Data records
┄┄┄┄┄┄

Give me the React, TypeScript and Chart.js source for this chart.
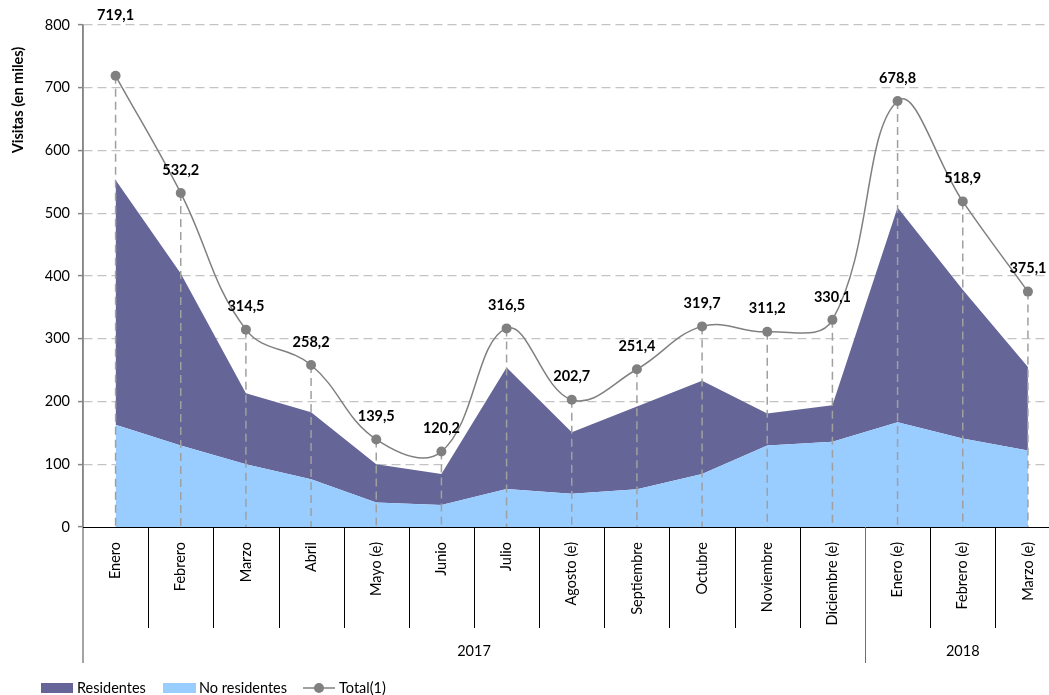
import React, { useEffect, useRef } from "react";
import { Chart, registerables } from "chart.js";

Chart.register(...registerables);

const months = [
  "Enero", "Febrero", "Marzo", "Abril", "Mayo (e)", "Junio", "Julio", "Agosto (e)",
  "Septiembre", "Octubre", "Noviembre", "Diciembre (e)", "Enero (e)", "Febrero (e)", "Marzo (e)",
];
const yearLabels = ["2017", "2018"];
const yearSpans = [12, 3];
const noResidentes = [163, 130, 100, 76, 39, 35, 60.5, 53, 60, 84.5, 130, 136, 167, 141, 122];
const residentes = [390, 274, 113, 107, 61, 49.5, 193.5, 98, 132, 148.5, 51, 58, 342, 237, 133];
const total = [719.1, 532.2, 314.5, 258.2, 139.5, 120.2, 316.5, 202.7, 251.4, 319.7, 311.2, 330.1, 678.8, 518.9, 375.1];
const yTicks = [0, 100, 200, 300, 400, 500, 600, 700, 800];

const labelOffsets = [60, 23, 23, 23, 23, 23, 23, 23, 23, 23, 23, 23, 23, 23, 23];

const FONT = "Lato, 'Open Sans', sans-serif";
const C_RES = "#656598";
const C_NORES = "#99CCFF";
const C_TOTAL = "#808080";

const fmt = (v: number) => v.toFixed(1).replace(".", ",");

const decorPlugin = {
  id: "decor",
  beforeDatasetDraw(chart: any, args: any) {
    if (args.index !== 2) return;
    const ctx = chart.ctx;
    const meta = chart.getDatasetMeta(2);
    const bottom = chart.chartArea.bottom;
    ctx.save();
    ctx.strokeStyle = "#A0A0A0";
    ctx.lineWidth = 1.5;
    ctx.setLineDash([8, 5]);
    meta.data.forEach((pt: any) => {
      ctx.beginPath();
      ctx.moveTo(pt.x, pt.y);
      ctx.lineTo(pt.x, bottom);
      ctx.stroke();
    });
    ctx.restore();
  },
  afterDatasetsDraw(chart: any) {
    const ctx = chart.ctx;
    const meta = chart.getDatasetMeta(2);
    ctx.save();
    ctx.font = `bold 14.5px ${FONT}`;
    ctx.fillStyle = "#000";
    ctx.textAlign = "center";
    ctx.textBaseline = "middle";
    meta.data.forEach((pt: any, i: number) => {
      ctx.fillText(fmt(total[i]), pt.x, pt.y - labelOffsets[i]);
    });
    ctx.restore();
  },
  afterDraw(chart: any) {
    const ctx = chart.ctx;
    const area = chart.chartArea;
    const xs = chart.scales.x;
    const half = (xs.getPixelForValue(1) - xs.getPixelForValue(0)) / 2;
    ctx.save();
    // y axis line (solid) with extension below the plot
    ctx.setLineDash([]);
    ctx.strokeStyle = "#868686";
    ctx.lineWidth = 1.5;
    ctx.beginPath();
    ctx.moveTo(area.left, area.top);
    ctx.lineTo(area.left, area.bottom + 136);
    ctx.stroke();
    // x axis line
    ctx.strokeStyle = "#000";
    ctx.lineWidth = 1;
    ctx.beginPath();
    ctx.moveTo(area.left, Math.round(area.bottom) + 0.5);
    ctx.lineTo(area.right, Math.round(area.bottom) + 0.5);
    ctx.stroke();
    // separators
    const yearBounds: number[] = [];
    let acc = 0;
    yearSpans.forEach((s) => { acc += s; yearBounds.push(acc); });
    for (let i = 1; i < months.length; i++) {
      const x = Math.round(xs.getPixelForValue(i) - half) + 0.5;
      const long = yearBounds.includes(i);
      ctx.strokeStyle = long ? "#707070" : "#000";
      ctx.beginPath();
      ctx.moveTo(x, area.bottom);
      ctx.lineTo(x, area.bottom + (long ? 136 : 101));
      ctx.stroke();
    }
    // year labels
    ctx.font = `14.5px ${FONT}`;
    ctx.fillStyle = "#000";
    ctx.textAlign = "center";
    ctx.textBaseline = "middle";
    let start = 0;
    yearSpans.forEach((s, k) => {
      const l = xs.getPixelForValue(start) - half;
      const r = xs.getPixelForValue(start + s - 1) + half;
      ctx.fillText(yearLabels[k], (l + r) / 2, area.bottom + 124);
      start += s;
    });
    // axis title
    ctx.save();
    ctx.translate(18, 100);
    ctx.rotate(-Math.PI / 2);
    ctx.font = `bold 14.5px ${FONT}`;
    ctx.fillText("Visitas (en miles)", 0, 0);
    ctx.restore();
    // legend
    const ly = 688;
    ctx.textAlign = "left";
    ctx.font = `14.5px ${FONT}`;
    ctx.fillStyle = C_RES;
    ctx.fillRect(41, ly - 5, 32, 10);
    ctx.fillStyle = "#000";
    ctx.fillText("Residentes", 77, ly);
    ctx.fillStyle = C_NORES;
    ctx.fillRect(163, ly - 5, 33, 10);
    ctx.fillStyle = "#000";
    ctx.fillText("No residentes", 199, ly);
    ctx.strokeStyle = C_TOTAL;
    ctx.lineWidth = 1.5;
    ctx.beginPath();
    ctx.moveTo(303, ly);
    ctx.lineTo(335, ly);
    ctx.stroke();
    ctx.fillStyle = C_TOTAL;
    ctx.beginPath();
    ctx.arc(319, ly, 5, 0, Math.PI * 2);
    ctx.fill();
    ctx.fillStyle = "#000";
    ctx.fillText("Total(1)", 339, ly);
    ctx.restore();
  },
};

export default function App() {
  const ref = useRef<HTMLCanvasElement | null>(null);
  useEffect(() => {
    if (!ref.current) return;
    const chart = new Chart(ref.current, {
      type: "line",
      data: {
        labels: months,
        datasets: [
          {
            label: "No residentes",
            data: noResidentes,
            backgroundColor: C_NORES,
            borderWidth: 0,
            pointRadius: 0,
            fill: "origin",
            stack: "areas",
            tension: 0,
          },
          {
            label: "Residentes",
            data: residentes,
            backgroundColor: C_RES,
            borderWidth: 0,
            pointRadius: 0,
            fill: "-1",
            stack: "areas",
            tension: 0,
          },
          {
            label: "Total(1)",
            data: total,
            borderColor: C_TOTAL,
            backgroundColor: C_TOTAL,
            borderWidth: 1.5,
            pointRadius: 5,
            pointBackgroundColor: C_TOTAL,
            pointBorderWidth: 0,
            fill: false,
            stack: "total",
            tension: 0.4,
            order: -1,
          },
        ],
      },
      options: {
        animation: false,
        responsive: false,
        maintainAspectRatio: false,
        devicePixelRatio: 1,
        layout: { padding: { left: 0, top: 25, right: 14.5, bottom: 0 } },
        plugins: {
          legend: { display: false },
          tooltip: { enabled: false },
        },
        scales: {
          x: {
            type: "category",
            offset: true,
            grid: { display: false, drawTicks: false },
            border: { display: true, color: "#000", width: 1 },
            ticks: {
              autoSkip: false,
              minRotation: 90,
              maxRotation: 90,
              padding: 15,
              color: "#000",
              font: { family: FONT, size: 14.5 },
            },
            afterFit: (s: any) => { s.height = 168; },
          },
          y: {
            stacked: true,
            min: 0,
            max: 800,
            afterBuildTicks: (s: any) => { s.ticks = yTicks.map((v) => ({ value: v })); },
            grid: {
              color: (c: any) => (c.tick && c.tick.value === 0 ? "rgba(0,0,0,0)" : "#C4C4C4"),
              lineWidth: 1.2,
              tickColor: "#868686",
              tickLength: 5,
              tickBorderDash: [],
              tickWidth: 1.5,
            },
            border: { display: true, color: "#868686", width: 1.5, dash: [9, 5] },
            ticks: {
              padding: 8,
              color: "#000",
              font: { family: FONT, size: 14.5 },
            },
            afterFit: (s: any) => { s.width = 83; },
          },
        },
      },
      plugins: [decorPlugin],
    });
    return () => chart.destroy();
  }, []);
  return (
    <div style={{ position: "fixed", left: 0, top: 0, width: 1049, height: 695, overflow: "hidden", background: "#fff" }}>
      <canvas ref={ref} width={1075} height={695} style={{ display: "block", width: 1075, height: 695 }} />
    </div>
  );
}
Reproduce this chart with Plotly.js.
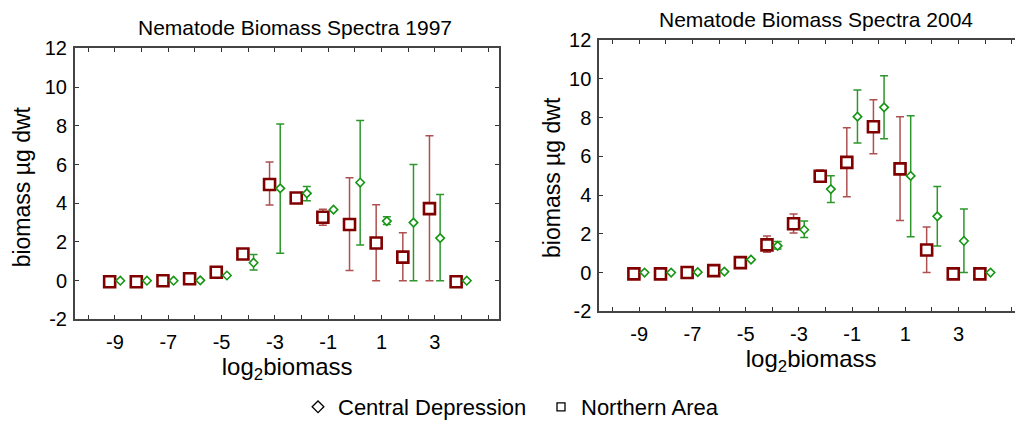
<!DOCTYPE html>
<html><head><meta charset="utf-8">
<script src="https://cdn.plot.ly/plotly-3.0.1.min.js"></script>
<style>html,body{margin:0;padding:0;overflow:hidden;background:#fff}</style>
</head><body><div id="chart"></div>
<script>
// log2 biomass size classes
const logBins = [-9,-8,-7,-6,-5,-4,-3,-2,-1,0,1,2,3,4];

// 1997 – Northern Area (squares)
const north1997     = [-0.05,-0.05,0,0.1,0.44,1.38,4.97,4.27,3.28,2.9,1.95,1.22,3.72,-0.05];
const north1997Low  = [null,null,null,null,null,null,3.91,null,2.86,0.53,0,0,0,null];
const north1997High = [null,null,null,null,null,null,6.13,null,3.69,5.32,3.92,2.48,7.49,null];
// 1997 – Central Depression (diamonds)
const central1997     = [0,0,0,0.02,0.27,0.93,4.77,4.51,3.67,5.07,3.08,3.0,2.2,0];
const central1997Low  = [null,null,null,null,null,0.55,1.42,4.13,null,1.85,2.9,0,0,null];
const central1997High = [null,null,null,null,null,1.35,8.09,4.87,null,8.27,3.3,6.0,4.45,null];

// 2004 – Northern Area (squares)
const north2004     = [-0.07,-0.07,0,0.1,0.51,1.43,2.52,4.97,5.69,7.53,5.35,1.16,-0.07,-0.07];
const north2004Low  = [null,null,null,null,null,1.05,2.04,4.75,3.91,6.13,2.69,0,null,null];
const north2004High = [null,null,null,null,null,1.89,3.02,5.29,7.48,8.92,8.05,2.35,null,null];
// 2004 – Central Depression (diamonds)
const central2004     = [0,0,0.02,0.05,0.67,1.38,2.21,4.31,8.05,8.53,4.99,2.9,1.63,0];
const central2004Low  = [null,null,null,null,null,1.21,1.81,3.62,6.69,6.91,1.85,1.37,0,null];
const central2004High = [null,null,null,null,null,1.6,2.66,5.0,9.43,10.16,8.09,4.44,3.28,null];

const xTickVals   = [-9,-7,-5,-3,-1,1,3];
const xTickLabels = ['-9','-7','-5','-3','-1','1','3'];
const yTickVals   = [-2,0,2,4,6,8,10,12];
const yTickLabels = ['-2','0','2','4','6','8','10','12'];

const seriesNames = ['Central Depression','Northern Area'];
const panelTitles = ['Nematode Biomass Spectra 1997','Nematode Biomass Spectra 2004'];
const xTitle = 'log<sub>2</sub>biomass';
const yTitle = 'biomass µg dwt';

const W = 1040, H = 428;
const FONT = 'Liberation Sans, Arial, Helvetica, sans-serif';
const RED = 'rgb(128,0,0)', RED_ERR = 'rgb(175,80,80)';
const GREEN = 'rgb(20,150,20)', GREEN_ERR = 'rgb(45,150,45)';

function trace(vals, lo, hi, kind, xa, ya){
  const isSq = kind === 'sq';
  const shift = isSq ? -0.2 : 0.2;
  return {
    type:'scatter', mode:'markers', xaxis:xa, yaxis:ya, showlegend:false,
    name: isSq ? seriesNames[1] : seriesNames[0],
    x: logBins.map(b => b + shift), y: vals,
    marker: isSq
      ? {symbol:'square', size:11, color:'white', line:{color:RED, width:2.6}}
      : {symbol:'diamond', size:6.5, color:'white', line:{color:GREEN, width:1.6}},
    error_y: {type:'data', symmetric:false, visible:true,
      array: hi.map((h,i)=> h==null?null:h-vals[i]),
      arrayminus: lo.map((l,i)=> l==null?null:vals[i]-l),
      color: isSq ? RED_ERR : GREEN_ERR, thickness:1.5, width:4}
  };
}

const data = [
  trace(north1997, north1997Low, north1997High, 'sq', 'x', 'y'),
  trace(central1997, central1997Low, central1997High, 'di', 'x', 'y'),
  trace(north2004, north2004Low, north2004High, 'sq', 'x2', 'y2'),
  trace(central2004, central2004Low, central2004High, 'di', 'x2', 'y2'),
  // legend keys (black symbols)
  {type:'scatter', mode:'markers', x:[null], y:[null], name:seriesNames[0], showlegend:true,
   marker:{symbol:'diamond-open', size:9, color:'black', line:{width:1.3}}},
  {type:'scatter', mode:'markers', x:[null], y:[null], name:seriesNames[1], showlegend:true,
   marker:{symbol:'square-open', size:8, color:'black', line:{width:1.3}}}
];

function xaxis(domain, anchor){
  return {domain, anchor, range:[-10.5,5.42], tickmode:'array', tickvals:xTickVals, ticktext:xTickLabels,
    ticks:'inside', ticklen:4, tickwidth:1, tickcolor:'#333', mirror:'ticks', showline:true, linecolor:'#444', linewidth:2,
    minor:{tickmode:'linear', tick0:0, dtick:1, ticks:'inside', ticklen:4, tickwidth:1, tickcolor:'#333', showgrid:false},
    showgrid:false, zeroline:false, tickfont:{size:20, color:'#000', family:FONT}, ticklabelstandoff:4,
    title:{text:xTitle, font:{size:24, color:'#000', family:FONT}, standoff:6}};
}
function yaxis(domain, anchor){
  return {domain, anchor, range:[-2,12], tickmode:'array', tickvals:yTickVals, ticktext:yTickLabels,
    ticks:'inside', ticklen:4, tickwidth:1, tickcolor:'#333', mirror:'ticks', showline:true, linecolor:'#444', linewidth:2,
    showgrid:false, zeroline:false, tickfont:{size:20, color:'#000', family:FONT}, ticklabelstandoff:2};
}

const layout = {
  width:W, height:H, margin:{l:0,r:0,t:0,b:0}, paper_bgcolor:'#fff', plot_bgcolor:'#fff',
  font:{family:FONT, color:'#000'},
  xaxis: xaxis([75/W, 499.3/W], 'y'),
  yaxis: yaxis([1-324/H, 1-49/H], 'x'),
  xaxis2: xaxis([599.3/W, 1023/W], 'y2'),
  yaxis2: yaxis([1-315.7/H, 1-40.7/H], 'x2'),
  showlegend:true,
  legend:{orientation:'h', x:298/W, xanchor:'left', y:1-413/H, yanchor:'middle',
    entrywidth:198, entrywidthmode:'pixels',
    font:{size:22, family:FONT, color:'#000'}, bgcolor:'rgba(0,0,0,0)'},
  annotations:[
    {text:panelTitles[0], xref:'paper', yref:'paper', x:294.5/W, y:1-28/H, xanchor:'center', yanchor:'middle',
     showarrow:false, font:{size:21, family:FONT, color:'#000'}},
    {text:panelTitles[1], xref:'paper', yref:'paper', x:816/W, y:1-20/H, xanchor:'center', yanchor:'middle',
     showarrow:false, font:{size:21, family:FONT, color:'#000'}},
    {text:yTitle, xref:'paper', yref:'paper', x:22/W, y:1-190/H, xanchor:'center', yanchor:'middle', textangle:-90,
     showarrow:false, font:{size:23, family:FONT, color:'#000'}},
    {text:yTitle, xref:'paper', yref:'paper', x:552/W, y:1-180.5/H, xanchor:'center', yanchor:'middle', textangle:-90,
     showarrow:false, font:{size:23, family:FONT, color:'#000'}}
  ]
};

Plotly.newPlot('chart', data, layout, {displayModeBar:false, staticPlot:true});
</script></body></html>
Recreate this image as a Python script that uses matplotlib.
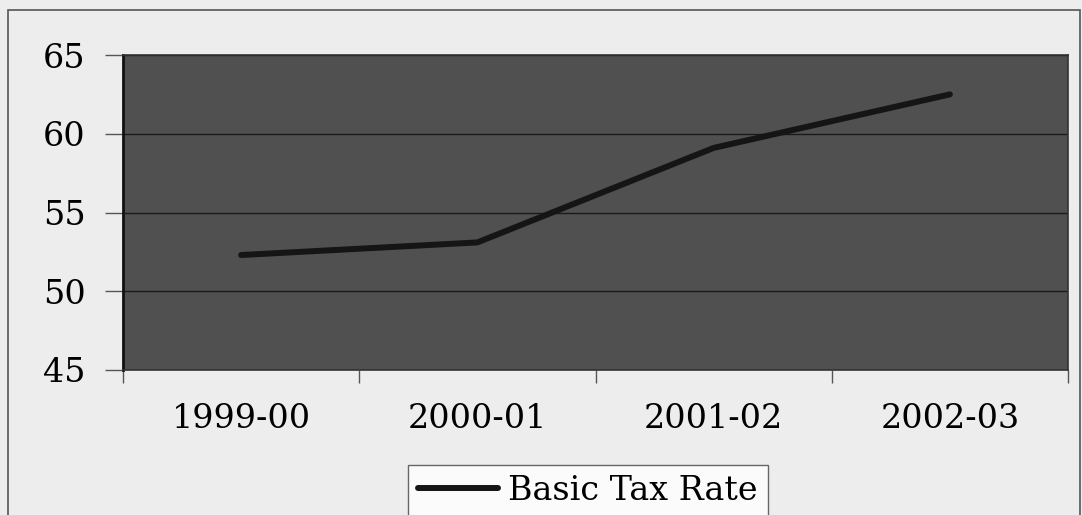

┄┄┄┄┄┄

> **Your objective**
Please reproduce, word for word, every line from the first line of the records above through the line containing "Chart.register(...registerables);", and leave out the pictures.

> **Solution**
Give me the React, TypeScript and Chart.js source for this chart.
import React, { useEffect, useRef } from "react";
import { Chart, registerables } from "chart.js";

Chart.register(...registerables);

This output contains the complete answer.